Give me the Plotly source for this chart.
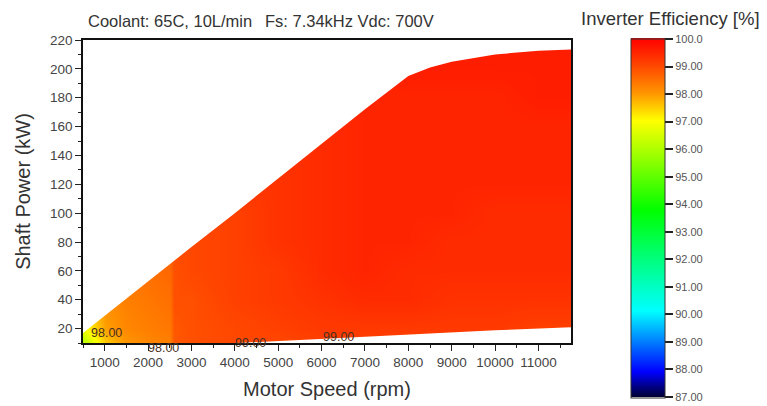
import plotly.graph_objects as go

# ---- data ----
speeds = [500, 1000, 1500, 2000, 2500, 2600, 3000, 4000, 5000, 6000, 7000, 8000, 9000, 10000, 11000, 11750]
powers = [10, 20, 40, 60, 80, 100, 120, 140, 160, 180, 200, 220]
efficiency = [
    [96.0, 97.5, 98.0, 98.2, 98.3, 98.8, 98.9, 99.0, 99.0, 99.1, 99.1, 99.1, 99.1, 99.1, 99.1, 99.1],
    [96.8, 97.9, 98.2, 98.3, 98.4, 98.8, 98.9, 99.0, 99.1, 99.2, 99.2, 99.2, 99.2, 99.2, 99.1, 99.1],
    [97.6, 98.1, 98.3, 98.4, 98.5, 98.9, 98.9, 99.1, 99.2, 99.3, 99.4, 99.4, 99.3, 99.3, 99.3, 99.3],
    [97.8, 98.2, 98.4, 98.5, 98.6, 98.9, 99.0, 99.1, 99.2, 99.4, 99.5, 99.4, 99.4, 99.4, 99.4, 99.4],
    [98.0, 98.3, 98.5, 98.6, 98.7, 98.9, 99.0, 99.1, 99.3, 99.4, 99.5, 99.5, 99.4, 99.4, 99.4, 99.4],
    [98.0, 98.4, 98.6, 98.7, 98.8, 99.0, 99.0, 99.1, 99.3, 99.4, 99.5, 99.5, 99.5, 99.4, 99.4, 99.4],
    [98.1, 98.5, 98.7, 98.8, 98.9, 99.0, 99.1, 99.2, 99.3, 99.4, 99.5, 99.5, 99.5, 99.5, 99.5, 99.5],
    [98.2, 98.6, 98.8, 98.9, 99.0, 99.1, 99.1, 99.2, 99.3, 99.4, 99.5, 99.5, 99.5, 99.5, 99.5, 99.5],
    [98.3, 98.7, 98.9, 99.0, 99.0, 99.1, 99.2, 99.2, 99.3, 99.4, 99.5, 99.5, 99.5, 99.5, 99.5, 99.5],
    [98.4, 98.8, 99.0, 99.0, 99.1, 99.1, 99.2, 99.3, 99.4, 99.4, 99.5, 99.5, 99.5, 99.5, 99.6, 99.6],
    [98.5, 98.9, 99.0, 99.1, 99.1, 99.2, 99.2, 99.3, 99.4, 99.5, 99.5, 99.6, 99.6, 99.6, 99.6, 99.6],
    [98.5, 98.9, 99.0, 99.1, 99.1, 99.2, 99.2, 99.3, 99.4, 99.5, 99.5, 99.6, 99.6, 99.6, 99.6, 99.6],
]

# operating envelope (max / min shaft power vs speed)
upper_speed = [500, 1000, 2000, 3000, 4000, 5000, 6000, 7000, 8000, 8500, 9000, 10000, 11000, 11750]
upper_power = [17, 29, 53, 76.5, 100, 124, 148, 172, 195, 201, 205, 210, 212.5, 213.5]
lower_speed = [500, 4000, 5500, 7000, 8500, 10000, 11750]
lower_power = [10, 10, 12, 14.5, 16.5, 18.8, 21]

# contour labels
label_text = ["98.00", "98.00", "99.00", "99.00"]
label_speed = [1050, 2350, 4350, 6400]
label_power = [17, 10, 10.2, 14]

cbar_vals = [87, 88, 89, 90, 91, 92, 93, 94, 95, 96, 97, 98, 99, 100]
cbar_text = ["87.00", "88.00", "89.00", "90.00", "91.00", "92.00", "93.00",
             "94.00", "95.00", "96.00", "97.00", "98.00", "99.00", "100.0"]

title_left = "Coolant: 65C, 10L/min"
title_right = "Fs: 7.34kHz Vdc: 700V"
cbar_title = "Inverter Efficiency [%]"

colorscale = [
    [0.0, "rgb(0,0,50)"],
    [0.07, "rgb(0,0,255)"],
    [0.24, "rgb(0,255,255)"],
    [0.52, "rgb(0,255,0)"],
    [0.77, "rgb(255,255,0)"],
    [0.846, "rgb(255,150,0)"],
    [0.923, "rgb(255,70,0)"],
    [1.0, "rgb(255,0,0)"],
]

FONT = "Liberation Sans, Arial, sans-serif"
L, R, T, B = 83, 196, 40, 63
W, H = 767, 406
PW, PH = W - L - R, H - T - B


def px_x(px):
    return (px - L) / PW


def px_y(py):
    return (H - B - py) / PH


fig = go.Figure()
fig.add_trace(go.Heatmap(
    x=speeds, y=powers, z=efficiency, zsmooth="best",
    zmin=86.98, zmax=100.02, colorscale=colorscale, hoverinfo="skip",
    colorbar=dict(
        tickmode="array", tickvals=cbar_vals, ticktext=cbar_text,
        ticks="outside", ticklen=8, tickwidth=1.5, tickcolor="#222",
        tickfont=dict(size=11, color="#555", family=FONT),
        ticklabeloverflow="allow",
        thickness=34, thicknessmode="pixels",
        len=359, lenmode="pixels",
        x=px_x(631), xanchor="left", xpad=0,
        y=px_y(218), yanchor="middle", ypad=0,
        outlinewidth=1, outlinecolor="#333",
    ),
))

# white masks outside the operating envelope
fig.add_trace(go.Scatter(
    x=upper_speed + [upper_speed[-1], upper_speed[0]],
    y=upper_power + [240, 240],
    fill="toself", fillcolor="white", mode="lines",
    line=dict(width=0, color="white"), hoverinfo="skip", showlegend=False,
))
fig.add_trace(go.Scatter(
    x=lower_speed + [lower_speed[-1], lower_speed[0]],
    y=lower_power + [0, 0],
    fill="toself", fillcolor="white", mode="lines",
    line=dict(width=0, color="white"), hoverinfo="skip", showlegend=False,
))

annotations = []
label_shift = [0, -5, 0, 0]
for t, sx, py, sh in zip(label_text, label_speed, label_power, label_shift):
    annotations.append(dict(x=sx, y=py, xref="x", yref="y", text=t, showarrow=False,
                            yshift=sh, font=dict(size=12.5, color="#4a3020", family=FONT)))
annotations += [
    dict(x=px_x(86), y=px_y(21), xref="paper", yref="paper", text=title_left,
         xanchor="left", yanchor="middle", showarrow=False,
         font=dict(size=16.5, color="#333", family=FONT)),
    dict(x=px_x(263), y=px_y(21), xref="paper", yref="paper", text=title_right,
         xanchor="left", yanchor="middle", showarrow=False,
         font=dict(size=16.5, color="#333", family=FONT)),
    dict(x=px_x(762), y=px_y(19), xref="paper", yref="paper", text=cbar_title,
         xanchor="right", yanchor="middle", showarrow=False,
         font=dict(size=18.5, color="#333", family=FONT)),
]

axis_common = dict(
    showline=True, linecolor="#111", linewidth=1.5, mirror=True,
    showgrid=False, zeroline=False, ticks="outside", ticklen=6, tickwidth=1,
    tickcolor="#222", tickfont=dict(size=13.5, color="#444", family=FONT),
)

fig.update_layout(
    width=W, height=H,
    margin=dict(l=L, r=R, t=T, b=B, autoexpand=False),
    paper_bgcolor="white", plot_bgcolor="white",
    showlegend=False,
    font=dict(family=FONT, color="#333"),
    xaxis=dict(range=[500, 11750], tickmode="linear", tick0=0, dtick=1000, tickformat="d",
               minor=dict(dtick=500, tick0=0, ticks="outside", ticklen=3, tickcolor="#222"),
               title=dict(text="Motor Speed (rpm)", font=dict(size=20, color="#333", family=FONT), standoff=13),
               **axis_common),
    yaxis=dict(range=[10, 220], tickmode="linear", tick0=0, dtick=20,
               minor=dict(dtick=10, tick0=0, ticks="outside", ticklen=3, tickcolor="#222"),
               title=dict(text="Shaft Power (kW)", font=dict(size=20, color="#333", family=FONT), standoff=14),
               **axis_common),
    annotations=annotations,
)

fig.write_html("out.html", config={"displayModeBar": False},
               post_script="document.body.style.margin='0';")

---

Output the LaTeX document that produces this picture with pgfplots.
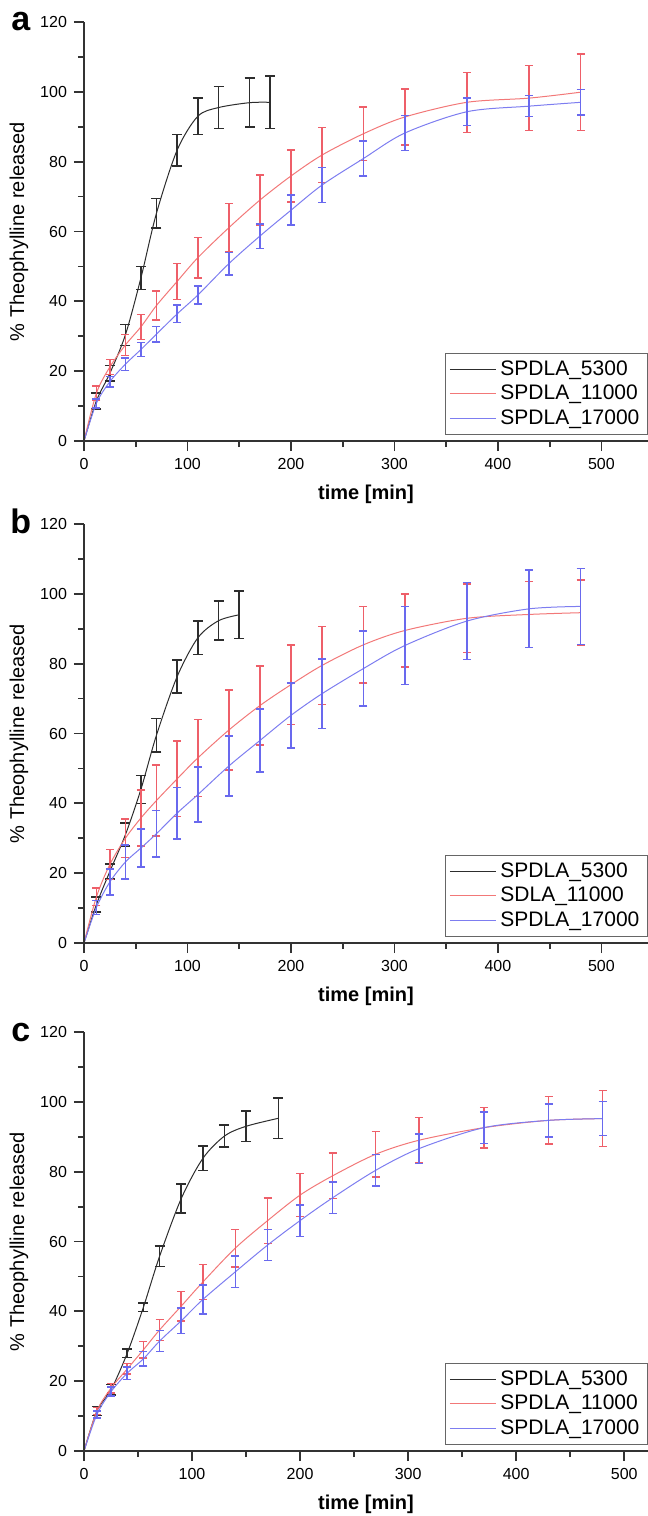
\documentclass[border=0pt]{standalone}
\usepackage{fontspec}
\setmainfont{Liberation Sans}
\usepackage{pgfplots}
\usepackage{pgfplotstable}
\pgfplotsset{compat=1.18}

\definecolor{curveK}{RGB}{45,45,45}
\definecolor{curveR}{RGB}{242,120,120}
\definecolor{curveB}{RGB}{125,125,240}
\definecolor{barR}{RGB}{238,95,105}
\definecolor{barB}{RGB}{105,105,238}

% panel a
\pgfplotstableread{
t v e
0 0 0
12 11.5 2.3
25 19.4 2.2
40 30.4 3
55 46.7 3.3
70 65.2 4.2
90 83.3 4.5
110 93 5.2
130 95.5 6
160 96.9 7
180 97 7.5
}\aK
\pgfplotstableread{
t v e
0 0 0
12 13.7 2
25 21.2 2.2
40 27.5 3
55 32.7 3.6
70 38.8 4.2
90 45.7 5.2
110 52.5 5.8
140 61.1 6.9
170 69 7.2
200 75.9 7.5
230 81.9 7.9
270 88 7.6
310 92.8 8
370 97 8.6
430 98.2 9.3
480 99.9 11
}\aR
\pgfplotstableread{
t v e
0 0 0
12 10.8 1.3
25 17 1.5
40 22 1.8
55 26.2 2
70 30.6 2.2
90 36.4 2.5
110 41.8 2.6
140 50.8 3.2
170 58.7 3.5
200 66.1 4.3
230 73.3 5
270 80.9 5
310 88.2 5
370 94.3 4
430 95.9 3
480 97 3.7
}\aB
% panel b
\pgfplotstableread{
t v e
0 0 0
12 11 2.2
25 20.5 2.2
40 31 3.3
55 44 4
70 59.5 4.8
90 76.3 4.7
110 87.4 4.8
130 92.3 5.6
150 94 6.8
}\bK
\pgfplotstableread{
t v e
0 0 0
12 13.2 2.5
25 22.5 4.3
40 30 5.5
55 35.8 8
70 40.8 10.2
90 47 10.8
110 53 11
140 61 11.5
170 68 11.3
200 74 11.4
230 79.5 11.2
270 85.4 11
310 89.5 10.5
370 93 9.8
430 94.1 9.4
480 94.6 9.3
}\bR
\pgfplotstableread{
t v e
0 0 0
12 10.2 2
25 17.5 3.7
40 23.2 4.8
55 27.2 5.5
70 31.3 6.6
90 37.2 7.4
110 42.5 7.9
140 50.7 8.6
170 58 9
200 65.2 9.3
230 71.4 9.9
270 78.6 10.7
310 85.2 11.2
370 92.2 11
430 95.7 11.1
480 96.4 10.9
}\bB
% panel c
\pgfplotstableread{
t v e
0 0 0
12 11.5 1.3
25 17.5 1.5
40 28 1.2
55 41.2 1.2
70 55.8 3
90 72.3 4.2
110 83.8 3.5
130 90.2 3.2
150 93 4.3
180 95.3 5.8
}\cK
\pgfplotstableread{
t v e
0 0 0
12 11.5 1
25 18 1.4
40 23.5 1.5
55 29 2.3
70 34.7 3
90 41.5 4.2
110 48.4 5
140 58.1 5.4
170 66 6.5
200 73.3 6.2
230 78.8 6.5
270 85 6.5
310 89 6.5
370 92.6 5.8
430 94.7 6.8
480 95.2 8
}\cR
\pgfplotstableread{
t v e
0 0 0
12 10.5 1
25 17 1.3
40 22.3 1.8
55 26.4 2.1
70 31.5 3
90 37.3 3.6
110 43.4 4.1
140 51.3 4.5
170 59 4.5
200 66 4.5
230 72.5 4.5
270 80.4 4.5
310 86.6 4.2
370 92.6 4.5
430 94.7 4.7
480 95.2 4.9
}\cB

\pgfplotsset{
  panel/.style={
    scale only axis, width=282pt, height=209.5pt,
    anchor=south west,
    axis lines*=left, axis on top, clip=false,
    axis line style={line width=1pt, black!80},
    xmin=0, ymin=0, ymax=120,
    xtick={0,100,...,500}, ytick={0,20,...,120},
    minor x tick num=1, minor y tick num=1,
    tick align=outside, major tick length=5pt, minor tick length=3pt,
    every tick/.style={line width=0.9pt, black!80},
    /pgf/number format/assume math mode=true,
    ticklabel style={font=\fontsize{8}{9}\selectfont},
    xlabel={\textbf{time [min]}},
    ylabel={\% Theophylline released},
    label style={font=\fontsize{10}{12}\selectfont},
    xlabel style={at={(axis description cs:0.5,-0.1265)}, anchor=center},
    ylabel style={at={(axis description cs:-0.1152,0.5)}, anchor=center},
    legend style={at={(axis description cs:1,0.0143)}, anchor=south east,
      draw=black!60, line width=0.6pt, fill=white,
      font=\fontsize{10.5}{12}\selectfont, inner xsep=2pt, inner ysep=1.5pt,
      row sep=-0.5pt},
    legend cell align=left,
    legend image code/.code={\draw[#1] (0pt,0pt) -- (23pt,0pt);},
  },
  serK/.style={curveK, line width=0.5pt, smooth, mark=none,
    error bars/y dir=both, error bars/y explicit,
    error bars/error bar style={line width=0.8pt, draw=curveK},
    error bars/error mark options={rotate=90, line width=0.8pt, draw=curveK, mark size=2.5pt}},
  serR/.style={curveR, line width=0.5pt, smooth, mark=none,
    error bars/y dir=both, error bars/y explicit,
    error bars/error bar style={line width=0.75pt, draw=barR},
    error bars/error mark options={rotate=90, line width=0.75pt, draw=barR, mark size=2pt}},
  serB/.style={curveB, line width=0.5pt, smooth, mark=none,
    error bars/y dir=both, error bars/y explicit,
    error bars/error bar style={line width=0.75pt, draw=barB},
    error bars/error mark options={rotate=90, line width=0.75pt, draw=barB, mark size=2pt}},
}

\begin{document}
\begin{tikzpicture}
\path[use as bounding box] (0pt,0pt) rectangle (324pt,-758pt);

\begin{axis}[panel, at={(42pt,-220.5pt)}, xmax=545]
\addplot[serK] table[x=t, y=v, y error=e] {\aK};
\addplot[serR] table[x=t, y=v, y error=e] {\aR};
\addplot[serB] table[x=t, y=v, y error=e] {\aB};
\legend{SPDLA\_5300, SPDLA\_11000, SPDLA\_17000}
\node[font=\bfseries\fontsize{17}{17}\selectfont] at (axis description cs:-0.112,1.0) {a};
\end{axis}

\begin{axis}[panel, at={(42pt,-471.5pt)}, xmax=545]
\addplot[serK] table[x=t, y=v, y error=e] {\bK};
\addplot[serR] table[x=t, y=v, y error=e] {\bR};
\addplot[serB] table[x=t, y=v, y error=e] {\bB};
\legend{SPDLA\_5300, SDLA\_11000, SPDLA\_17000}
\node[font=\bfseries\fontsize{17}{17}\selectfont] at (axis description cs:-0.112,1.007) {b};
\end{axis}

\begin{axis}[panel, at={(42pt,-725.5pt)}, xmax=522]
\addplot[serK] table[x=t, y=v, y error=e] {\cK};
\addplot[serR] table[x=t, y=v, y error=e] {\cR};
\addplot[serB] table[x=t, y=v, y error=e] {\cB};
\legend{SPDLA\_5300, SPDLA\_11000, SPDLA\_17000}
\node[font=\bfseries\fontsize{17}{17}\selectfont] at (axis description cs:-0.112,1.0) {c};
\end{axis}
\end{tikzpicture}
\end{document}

PROBLEM DETAILS — Your job is to reproduce the lines from the one with "Give me the Plotly source for this chart." through the one with "import plotly.graph_objects as go", both kept, exactly as they are. Leave out the pictures.

REPLY TO THE EXERCISE —
Give me the Plotly source for this chart.
import plotly.graph_objects as go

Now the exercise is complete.